* begin Given records *

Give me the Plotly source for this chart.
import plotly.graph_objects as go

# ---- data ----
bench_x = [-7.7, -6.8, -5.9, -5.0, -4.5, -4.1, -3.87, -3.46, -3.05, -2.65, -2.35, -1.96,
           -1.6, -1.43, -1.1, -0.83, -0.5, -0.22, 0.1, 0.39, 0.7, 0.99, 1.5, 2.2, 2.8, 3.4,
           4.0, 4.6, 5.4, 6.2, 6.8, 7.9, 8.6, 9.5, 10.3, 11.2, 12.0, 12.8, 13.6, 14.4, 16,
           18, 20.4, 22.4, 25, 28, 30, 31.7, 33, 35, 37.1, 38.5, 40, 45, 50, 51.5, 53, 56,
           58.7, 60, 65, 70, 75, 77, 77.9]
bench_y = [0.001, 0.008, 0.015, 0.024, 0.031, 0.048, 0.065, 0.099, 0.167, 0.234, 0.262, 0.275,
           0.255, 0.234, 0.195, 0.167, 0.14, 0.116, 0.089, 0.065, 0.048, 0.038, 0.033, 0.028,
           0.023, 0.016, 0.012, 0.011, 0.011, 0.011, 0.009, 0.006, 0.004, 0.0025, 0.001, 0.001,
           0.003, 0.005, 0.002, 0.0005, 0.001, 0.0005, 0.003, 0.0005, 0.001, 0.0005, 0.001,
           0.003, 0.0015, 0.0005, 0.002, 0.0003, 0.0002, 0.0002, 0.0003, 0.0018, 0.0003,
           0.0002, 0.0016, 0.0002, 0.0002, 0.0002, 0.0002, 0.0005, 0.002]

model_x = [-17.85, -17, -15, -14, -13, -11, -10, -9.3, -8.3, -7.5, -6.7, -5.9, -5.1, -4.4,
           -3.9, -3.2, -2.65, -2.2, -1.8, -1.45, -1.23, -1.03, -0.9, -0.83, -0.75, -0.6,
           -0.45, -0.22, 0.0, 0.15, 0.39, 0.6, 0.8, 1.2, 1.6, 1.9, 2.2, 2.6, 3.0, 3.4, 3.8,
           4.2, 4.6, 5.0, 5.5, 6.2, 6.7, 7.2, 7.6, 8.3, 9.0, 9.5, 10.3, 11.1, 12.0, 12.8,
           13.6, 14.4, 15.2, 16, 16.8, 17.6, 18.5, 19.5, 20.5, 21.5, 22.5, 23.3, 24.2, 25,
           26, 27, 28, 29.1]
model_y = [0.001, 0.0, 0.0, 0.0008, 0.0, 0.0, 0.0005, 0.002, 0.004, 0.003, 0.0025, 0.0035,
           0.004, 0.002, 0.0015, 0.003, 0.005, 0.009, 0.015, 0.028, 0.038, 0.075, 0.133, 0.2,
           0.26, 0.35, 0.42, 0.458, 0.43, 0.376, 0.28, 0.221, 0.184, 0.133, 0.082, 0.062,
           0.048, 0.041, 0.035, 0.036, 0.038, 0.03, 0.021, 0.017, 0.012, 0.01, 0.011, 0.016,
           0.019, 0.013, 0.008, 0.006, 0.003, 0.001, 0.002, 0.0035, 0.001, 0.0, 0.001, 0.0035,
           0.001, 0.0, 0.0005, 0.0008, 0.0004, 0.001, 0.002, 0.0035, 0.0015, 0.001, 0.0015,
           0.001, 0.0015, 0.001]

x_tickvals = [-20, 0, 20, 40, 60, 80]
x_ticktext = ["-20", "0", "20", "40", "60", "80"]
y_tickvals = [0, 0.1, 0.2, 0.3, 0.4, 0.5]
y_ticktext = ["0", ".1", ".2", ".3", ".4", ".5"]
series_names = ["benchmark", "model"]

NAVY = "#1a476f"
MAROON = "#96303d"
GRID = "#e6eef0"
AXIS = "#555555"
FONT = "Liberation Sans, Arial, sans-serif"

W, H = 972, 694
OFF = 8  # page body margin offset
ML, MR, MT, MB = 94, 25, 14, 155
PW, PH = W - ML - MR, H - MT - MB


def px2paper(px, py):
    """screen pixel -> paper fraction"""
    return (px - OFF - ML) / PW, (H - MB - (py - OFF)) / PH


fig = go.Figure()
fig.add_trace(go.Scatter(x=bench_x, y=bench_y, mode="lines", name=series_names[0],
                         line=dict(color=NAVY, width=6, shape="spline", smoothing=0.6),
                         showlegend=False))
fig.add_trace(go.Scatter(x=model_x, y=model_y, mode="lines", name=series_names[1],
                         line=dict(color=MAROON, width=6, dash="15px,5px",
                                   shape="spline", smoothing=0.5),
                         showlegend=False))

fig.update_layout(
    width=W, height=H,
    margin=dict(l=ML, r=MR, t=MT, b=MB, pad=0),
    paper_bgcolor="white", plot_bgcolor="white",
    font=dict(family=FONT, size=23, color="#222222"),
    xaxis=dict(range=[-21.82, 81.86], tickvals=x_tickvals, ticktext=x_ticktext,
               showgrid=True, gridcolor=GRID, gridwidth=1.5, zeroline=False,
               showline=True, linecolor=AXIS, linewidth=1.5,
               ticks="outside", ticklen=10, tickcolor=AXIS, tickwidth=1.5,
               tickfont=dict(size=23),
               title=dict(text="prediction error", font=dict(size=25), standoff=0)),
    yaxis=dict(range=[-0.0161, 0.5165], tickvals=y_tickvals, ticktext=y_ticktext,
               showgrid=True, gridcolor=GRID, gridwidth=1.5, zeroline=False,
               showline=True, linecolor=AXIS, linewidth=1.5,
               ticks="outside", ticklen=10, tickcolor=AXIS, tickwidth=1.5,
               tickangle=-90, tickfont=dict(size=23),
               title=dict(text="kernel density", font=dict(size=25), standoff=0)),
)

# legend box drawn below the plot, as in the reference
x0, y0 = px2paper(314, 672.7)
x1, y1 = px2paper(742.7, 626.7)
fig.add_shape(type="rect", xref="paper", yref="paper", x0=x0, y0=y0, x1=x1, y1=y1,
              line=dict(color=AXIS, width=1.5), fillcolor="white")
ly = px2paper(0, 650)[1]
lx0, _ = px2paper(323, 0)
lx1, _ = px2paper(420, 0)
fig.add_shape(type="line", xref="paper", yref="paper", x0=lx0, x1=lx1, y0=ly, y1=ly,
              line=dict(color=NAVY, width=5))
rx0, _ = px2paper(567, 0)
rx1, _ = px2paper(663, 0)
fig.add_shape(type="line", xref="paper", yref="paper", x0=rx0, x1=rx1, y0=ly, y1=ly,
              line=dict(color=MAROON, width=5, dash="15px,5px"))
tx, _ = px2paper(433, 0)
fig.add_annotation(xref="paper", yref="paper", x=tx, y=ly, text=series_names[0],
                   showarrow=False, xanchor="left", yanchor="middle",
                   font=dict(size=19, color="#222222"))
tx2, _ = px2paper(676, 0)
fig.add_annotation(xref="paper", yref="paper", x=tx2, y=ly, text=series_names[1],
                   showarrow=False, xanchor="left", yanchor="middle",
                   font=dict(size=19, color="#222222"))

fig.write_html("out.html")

* end Given records *
* begin Given records *

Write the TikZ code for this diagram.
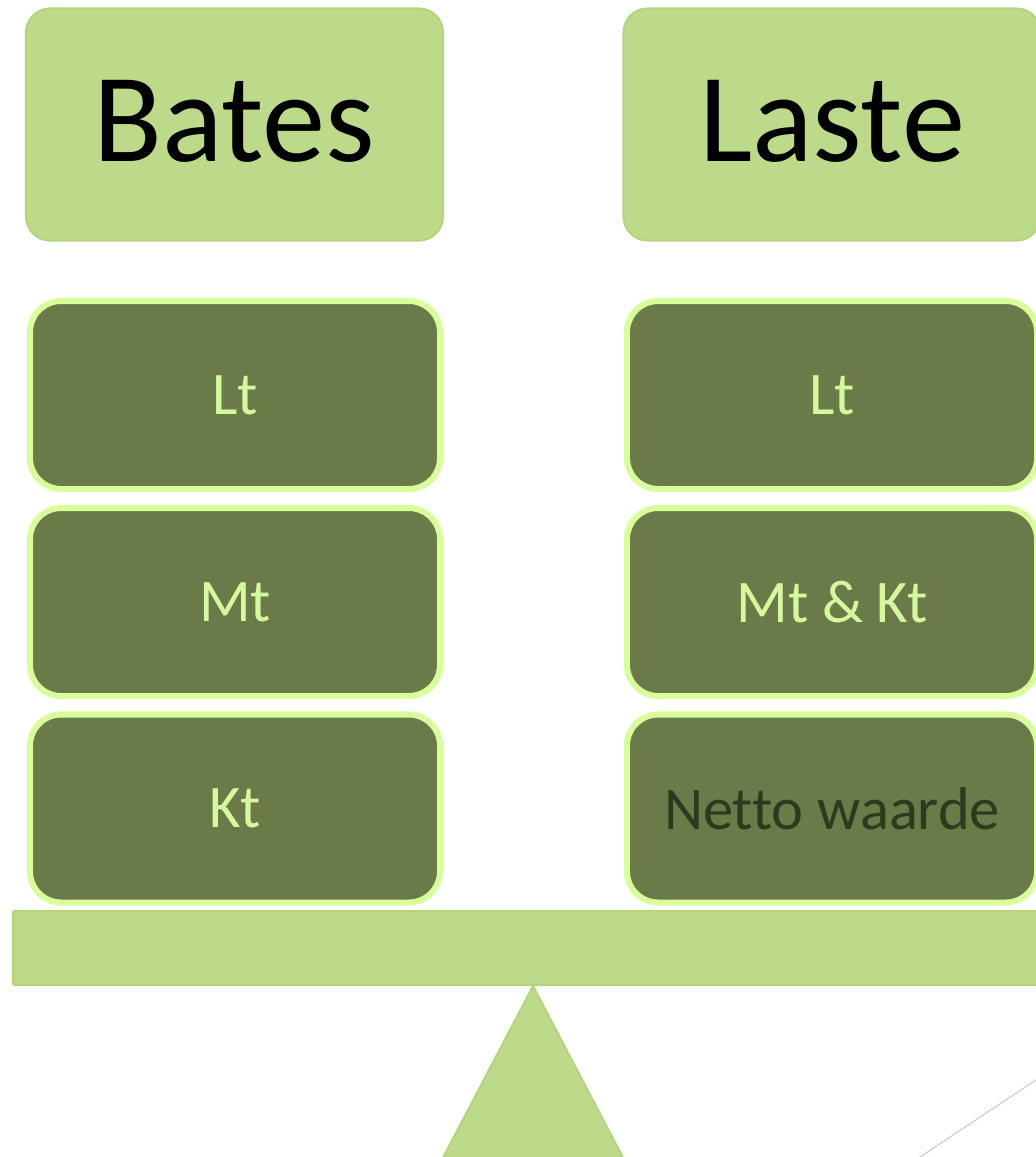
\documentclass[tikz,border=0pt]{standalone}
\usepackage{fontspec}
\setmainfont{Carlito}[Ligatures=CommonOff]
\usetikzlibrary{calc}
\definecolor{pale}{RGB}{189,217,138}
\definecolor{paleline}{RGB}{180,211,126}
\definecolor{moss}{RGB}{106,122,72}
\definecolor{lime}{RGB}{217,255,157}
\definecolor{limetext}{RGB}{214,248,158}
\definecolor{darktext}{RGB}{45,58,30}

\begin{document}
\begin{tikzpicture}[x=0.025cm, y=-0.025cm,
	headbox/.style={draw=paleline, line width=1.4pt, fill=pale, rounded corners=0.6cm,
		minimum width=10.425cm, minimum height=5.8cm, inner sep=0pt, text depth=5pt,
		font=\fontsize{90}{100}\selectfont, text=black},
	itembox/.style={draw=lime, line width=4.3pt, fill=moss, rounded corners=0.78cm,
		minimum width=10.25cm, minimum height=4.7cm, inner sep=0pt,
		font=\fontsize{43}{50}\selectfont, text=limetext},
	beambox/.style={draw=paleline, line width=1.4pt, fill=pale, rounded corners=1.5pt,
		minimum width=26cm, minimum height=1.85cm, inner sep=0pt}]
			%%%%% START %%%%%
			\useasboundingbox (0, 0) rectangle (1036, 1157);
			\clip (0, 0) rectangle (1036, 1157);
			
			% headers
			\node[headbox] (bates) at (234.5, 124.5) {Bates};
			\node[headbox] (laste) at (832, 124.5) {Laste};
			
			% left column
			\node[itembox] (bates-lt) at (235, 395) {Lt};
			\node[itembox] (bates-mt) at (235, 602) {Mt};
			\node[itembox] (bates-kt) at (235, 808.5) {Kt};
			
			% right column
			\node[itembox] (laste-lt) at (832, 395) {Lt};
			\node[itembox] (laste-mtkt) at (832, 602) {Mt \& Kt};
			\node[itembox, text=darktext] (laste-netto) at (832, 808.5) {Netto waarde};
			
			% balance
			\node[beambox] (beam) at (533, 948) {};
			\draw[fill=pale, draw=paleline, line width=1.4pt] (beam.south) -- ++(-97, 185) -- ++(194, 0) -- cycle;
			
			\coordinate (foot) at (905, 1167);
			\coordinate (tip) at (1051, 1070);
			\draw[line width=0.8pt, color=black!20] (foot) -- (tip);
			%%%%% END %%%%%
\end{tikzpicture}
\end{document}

* end Given records *
* begin Given records *

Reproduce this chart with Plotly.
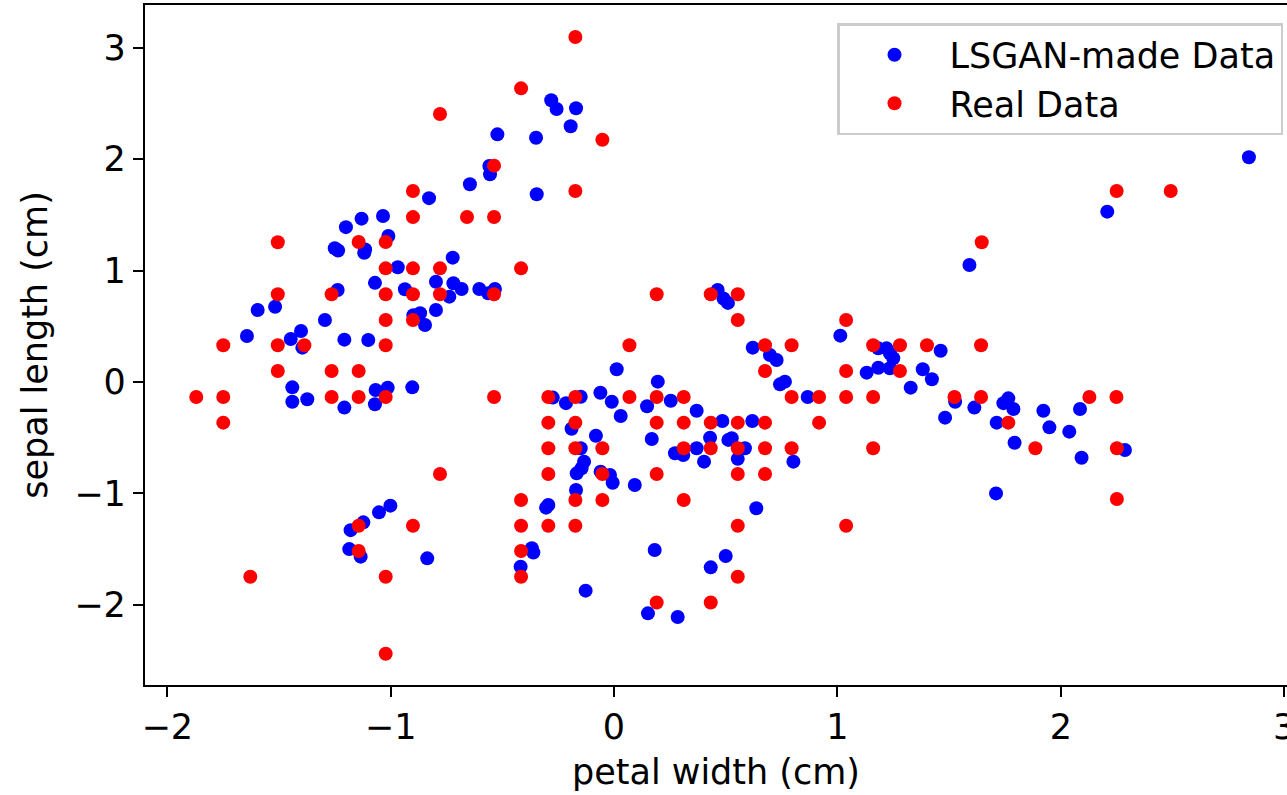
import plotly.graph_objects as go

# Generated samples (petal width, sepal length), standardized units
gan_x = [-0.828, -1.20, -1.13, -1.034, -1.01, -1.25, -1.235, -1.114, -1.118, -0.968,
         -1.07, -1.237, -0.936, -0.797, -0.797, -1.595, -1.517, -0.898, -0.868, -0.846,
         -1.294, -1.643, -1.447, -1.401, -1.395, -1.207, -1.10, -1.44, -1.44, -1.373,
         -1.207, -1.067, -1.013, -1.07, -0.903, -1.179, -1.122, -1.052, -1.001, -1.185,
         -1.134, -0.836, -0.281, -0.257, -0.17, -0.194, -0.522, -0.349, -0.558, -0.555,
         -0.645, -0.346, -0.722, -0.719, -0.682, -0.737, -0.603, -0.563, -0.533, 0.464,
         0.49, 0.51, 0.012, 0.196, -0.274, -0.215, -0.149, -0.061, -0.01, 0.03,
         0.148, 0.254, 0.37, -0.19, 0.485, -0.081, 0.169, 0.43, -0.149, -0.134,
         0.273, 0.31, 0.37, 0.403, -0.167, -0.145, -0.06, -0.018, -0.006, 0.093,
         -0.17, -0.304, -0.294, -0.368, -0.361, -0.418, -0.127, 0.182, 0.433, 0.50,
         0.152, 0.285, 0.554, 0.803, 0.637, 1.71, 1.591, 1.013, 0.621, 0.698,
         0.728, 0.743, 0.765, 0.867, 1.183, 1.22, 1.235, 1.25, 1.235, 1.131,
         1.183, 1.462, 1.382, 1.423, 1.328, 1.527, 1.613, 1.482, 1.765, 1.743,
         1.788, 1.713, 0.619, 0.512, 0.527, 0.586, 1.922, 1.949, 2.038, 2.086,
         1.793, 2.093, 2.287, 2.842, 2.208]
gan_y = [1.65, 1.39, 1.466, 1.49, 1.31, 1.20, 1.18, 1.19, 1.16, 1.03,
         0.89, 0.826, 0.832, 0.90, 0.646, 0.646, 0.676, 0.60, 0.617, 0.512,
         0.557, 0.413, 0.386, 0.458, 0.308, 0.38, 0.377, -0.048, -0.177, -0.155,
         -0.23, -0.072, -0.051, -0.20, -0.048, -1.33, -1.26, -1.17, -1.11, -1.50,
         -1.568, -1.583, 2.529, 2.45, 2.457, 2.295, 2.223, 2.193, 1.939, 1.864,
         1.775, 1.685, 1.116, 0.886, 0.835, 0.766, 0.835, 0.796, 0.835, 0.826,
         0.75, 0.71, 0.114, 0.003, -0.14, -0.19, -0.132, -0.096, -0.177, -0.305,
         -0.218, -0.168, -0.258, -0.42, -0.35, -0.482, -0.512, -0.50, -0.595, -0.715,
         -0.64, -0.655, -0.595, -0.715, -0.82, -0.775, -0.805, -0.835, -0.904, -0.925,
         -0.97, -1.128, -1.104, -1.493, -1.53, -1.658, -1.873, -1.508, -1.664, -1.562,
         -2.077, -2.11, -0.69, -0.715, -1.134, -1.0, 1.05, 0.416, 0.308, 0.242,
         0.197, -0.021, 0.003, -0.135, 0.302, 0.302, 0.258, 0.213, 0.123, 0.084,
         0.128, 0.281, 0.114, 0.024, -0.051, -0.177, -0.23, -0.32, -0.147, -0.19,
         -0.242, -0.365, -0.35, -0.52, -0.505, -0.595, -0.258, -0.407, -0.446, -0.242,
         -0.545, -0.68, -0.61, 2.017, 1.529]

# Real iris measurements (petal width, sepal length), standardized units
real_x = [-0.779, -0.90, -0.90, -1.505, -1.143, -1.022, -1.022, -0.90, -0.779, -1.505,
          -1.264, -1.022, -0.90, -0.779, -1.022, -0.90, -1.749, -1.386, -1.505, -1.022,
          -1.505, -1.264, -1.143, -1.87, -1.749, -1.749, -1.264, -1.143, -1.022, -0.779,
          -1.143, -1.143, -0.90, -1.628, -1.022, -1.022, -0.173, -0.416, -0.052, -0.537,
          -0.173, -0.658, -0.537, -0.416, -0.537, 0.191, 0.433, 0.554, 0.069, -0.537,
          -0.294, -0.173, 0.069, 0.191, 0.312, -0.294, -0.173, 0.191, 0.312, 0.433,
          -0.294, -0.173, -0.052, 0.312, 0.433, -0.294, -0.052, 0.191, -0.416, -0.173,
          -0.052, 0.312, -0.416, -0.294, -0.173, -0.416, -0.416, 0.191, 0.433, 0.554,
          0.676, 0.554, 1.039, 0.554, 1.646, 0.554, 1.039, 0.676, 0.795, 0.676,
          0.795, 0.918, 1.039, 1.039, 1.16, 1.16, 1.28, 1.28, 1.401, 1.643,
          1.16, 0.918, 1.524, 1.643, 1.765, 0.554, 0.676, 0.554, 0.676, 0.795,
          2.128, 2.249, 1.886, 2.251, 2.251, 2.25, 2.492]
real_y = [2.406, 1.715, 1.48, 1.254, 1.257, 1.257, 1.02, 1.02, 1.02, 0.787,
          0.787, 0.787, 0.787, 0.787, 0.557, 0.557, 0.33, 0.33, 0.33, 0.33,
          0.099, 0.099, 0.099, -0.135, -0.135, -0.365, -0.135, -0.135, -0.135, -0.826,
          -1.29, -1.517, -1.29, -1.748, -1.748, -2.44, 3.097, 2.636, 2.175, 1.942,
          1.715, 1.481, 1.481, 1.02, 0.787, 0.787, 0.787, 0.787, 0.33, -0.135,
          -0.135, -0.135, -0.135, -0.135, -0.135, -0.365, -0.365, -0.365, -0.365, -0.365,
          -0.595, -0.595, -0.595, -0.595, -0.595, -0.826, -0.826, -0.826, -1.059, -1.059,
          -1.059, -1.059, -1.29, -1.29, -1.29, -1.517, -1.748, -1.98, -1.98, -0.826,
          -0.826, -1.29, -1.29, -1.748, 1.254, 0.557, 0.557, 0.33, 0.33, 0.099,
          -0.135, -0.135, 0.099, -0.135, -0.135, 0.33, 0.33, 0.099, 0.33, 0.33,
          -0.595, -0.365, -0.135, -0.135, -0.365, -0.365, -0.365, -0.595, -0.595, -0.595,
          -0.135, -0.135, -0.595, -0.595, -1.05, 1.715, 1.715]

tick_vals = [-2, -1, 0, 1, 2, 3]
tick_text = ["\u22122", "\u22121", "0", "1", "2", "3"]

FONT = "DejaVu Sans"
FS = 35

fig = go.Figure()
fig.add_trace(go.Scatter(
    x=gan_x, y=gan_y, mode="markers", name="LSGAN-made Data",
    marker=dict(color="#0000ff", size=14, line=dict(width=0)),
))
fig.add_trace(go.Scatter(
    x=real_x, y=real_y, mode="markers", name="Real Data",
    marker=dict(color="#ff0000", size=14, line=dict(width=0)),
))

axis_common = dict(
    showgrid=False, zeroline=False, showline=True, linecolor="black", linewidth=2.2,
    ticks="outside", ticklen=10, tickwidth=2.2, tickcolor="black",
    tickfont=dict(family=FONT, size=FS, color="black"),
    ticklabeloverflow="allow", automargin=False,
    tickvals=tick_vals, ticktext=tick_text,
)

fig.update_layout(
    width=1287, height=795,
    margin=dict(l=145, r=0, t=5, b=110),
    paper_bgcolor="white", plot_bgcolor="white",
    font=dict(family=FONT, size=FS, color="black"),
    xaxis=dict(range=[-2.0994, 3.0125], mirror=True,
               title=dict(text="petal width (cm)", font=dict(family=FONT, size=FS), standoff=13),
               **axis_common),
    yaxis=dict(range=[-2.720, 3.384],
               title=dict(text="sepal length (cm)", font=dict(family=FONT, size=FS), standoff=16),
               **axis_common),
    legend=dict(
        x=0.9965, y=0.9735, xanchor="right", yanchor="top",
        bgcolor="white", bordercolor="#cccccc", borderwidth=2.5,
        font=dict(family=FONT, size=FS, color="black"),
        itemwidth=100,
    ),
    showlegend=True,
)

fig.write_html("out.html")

* end Given records *

Aim of the task:
Take the stretch from the line containing "Write the TikZ code for this diagram." through the line containing "text=darktext] (laste-netto) at" and reproduce it exactly, both ends included. Omit the pictures.

Solution:
Write the TikZ code for this diagram.
\documentclass[tikz,border=0pt]{standalone}
\usepackage{fontspec}
\setmainfont{Carlito}[Ligatures=CommonOff]
\usetikzlibrary{calc}
\definecolor{pale}{RGB}{189,217,138}
\definecolor{paleline}{RGB}{180,211,126}
\definecolor{moss}{RGB}{106,122,72}
\definecolor{lime}{RGB}{217,255,157}
\definecolor{limetext}{RGB}{214,248,158}
\definecolor{darktext}{RGB}{45,58,30}

\begin{document}
\begin{tikzpicture}[x=0.025cm, y=-0.025cm,
	headbox/.style={draw=paleline, line width=1.4pt, fill=pale, rounded corners=0.6cm,
		minimum width=10.425cm, minimum height=5.8cm, inner sep=0pt, text depth=5pt,
		font=\fontsize{90}{100}\selectfont, text=black},
	itembox/.style={draw=lime, line width=4.3pt, fill=moss, rounded corners=0.78cm,
		minimum width=10.25cm, minimum height=4.7cm, inner sep=0pt,
		font=\fontsize{43}{50}\selectfont, text=limetext},
	beambox/.style={draw=paleline, line width=1.4pt, fill=pale, rounded corners=1.5pt,
		minimum width=26cm, minimum height=1.85cm, inner sep=0pt}]
			%%%%% START %%%%%
			\useasboundingbox (0, 0) rectangle (1036, 1157);
			\clip (0, 0) rectangle (1036, 1157);
			
			% headers
			\node[headbox] (bates) at (234.5, 124.5) {Bates};
			\node[headbox] (laste) at (832, 124.5) {Laste};
			
			% left column
			\node[itembox] (bates-lt) at (235, 395) {Lt};
			\node[itembox] (bates-mt) at (235, 602) {Mt};
			\node[itembox] (bates-kt) at (235, 808.5) {Kt};
			
			% right column
			\node[itembox] (laste-lt) at (832, 395) {Lt};
			\node[itembox] (laste-mtkt) at (832, 602) {Mt \& Kt};
			\node[itembox, text=darktext] (laste-netto) at (832, 808.5) {Netto waarde};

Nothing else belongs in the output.